→ Exercise objective:
Quote each line of the material verbatim, without the pictures.

------------------------------------------------------------

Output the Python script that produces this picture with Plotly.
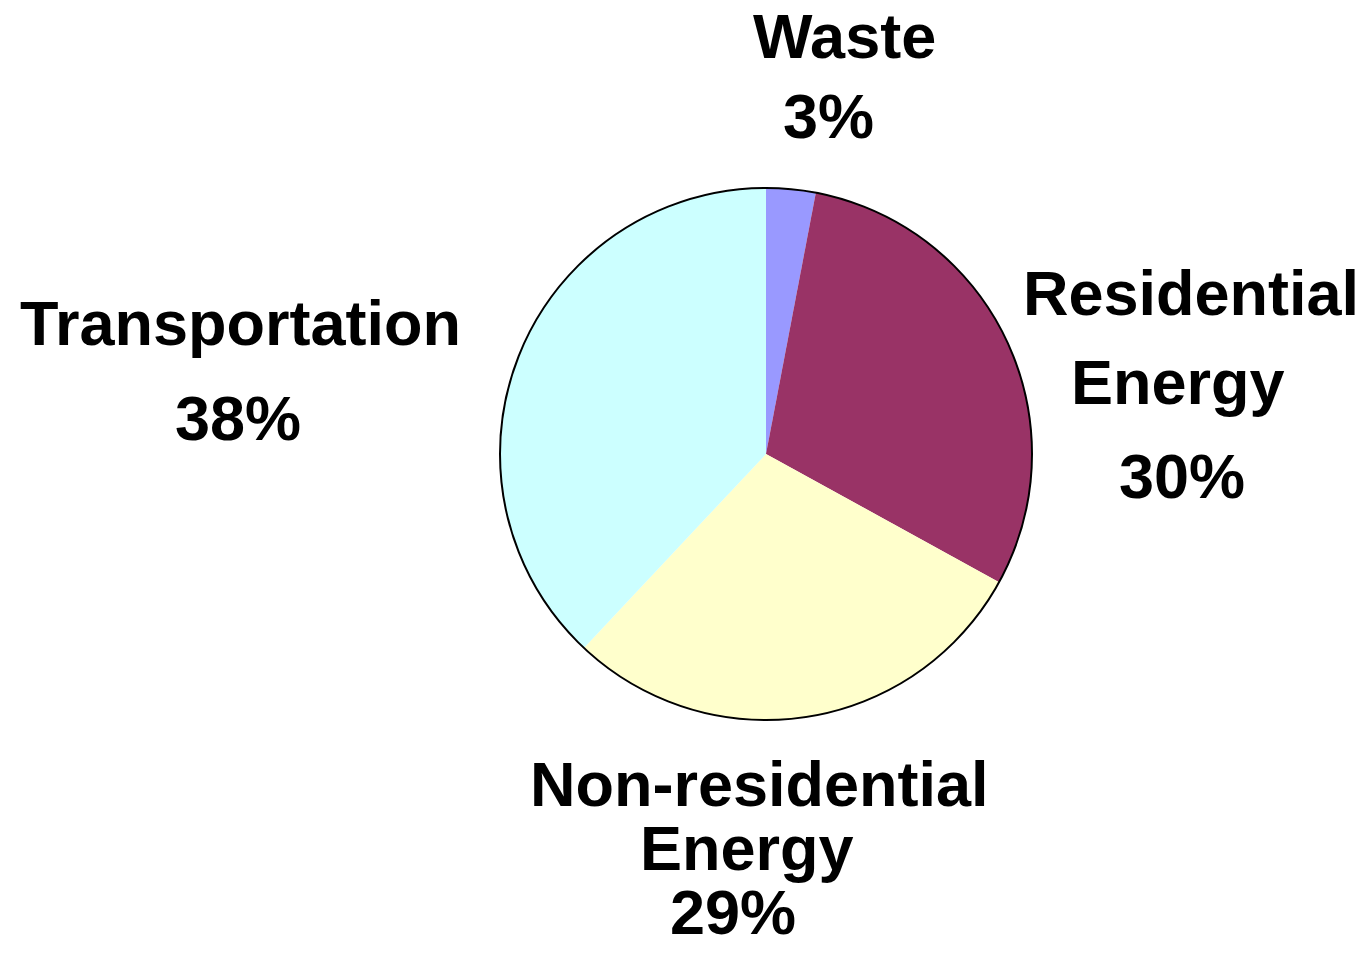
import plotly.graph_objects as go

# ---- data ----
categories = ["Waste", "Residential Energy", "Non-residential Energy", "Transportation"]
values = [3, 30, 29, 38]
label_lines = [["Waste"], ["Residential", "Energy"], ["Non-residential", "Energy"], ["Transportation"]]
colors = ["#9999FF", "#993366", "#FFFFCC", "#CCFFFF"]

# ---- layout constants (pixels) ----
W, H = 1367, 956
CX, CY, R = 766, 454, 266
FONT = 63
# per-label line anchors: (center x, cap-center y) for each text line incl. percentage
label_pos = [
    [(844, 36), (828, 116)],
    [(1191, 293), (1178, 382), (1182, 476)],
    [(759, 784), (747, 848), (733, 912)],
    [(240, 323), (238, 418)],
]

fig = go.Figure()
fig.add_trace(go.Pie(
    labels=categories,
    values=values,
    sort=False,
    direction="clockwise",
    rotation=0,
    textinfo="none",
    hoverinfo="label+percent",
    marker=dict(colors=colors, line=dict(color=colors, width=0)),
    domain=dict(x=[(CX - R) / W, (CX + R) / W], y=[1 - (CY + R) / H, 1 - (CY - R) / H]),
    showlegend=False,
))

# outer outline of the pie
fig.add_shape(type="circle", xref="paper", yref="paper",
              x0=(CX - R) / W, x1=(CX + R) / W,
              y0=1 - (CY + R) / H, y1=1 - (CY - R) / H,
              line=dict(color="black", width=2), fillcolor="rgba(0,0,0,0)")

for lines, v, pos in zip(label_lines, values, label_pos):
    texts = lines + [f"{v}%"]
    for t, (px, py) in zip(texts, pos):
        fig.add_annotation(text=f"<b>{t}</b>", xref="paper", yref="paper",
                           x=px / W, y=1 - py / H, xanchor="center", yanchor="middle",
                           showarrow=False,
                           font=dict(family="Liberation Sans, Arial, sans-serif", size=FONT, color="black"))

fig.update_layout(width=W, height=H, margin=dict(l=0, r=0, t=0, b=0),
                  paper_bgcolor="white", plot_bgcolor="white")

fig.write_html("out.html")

------------------------------------------------------------

→ Task solution:
Output the Python script that produces this picture with Plotly.
import plotly.graph_objects as go

# ---- data ----
categories = ["Waste", "Residential Energy", "Non-residential Energy", "Transportation"]
values = [3, 30, 29, 38]
label_lines = [["Waste"], ["Residential", "Energy"], ["Non-residential", "Energy"], ["Transportation"]]
colors = ["#9999FF", "#993366", "#FFFFCC", "#CCFFFF"]

# ---- layout constants (pixels) ----
W, H = 1367, 956
CX, CY, R = 766, 454, 266
FONT = 63
# per-label line anchors: (center x, cap-center y) for each text line incl. percentage
label_pos = [
    [(844, 36), (828, 116)],
    [(1191, 293), (1178, 382), (1182, 476)],
    [(759, 784), (747, 848), (733, 912)],
    [(240, 323), (238, 418)],
]

fig = go.Figure()
fig.add_trace(go.Pie(
    labels=categories,
    values=values,
    sort=False,
    direction="clockwise",
    rotation=0,
    textinfo="none",
    hoverinfo="label+percent",
    marker=dict(colors=colors, line=dict(color=colors, width=0)),
    domain=dict(x=[(CX - R) / W, (CX + R) / W], y=[1 - (CY + R) / H, 1 - (CY - R) / H]),
    showlegend=False,
))

# outer outline of the pie
fig.add_shape(type="circle", xref="paper", yref="paper",
              x0=(CX - R) / W, x1=(CX + R) / W,
              y0=1 - (CY + R) / H, y1=1 - (CY - R) / H,
              line=dict(color="black", width=2), fillcolor="rgba(0,0,0,0)")

for lines, v, pos in zip(label_lines, values, label_pos):
    texts = lines + [f"{v}%"]
    for t, (px, py) in zip(texts, pos):
        fig.add_annotation(text=f"<b>{t}</b>", xref="paper", yref="paper",
                           x=px / W, y=1 - py / H, xanchor="center", yanchor="middle",
                           showarrow=False,
                           font=dict(family="Liberation Sans, Arial, sans-serif", size=FONT, color="black"))

fig.update_layout(width=W, height=H, margin=dict(l=0, r=0, t=0, b=0),
                  paper_bgcolor="white", plot_bgcolor="white")

fig.write_html("out.html")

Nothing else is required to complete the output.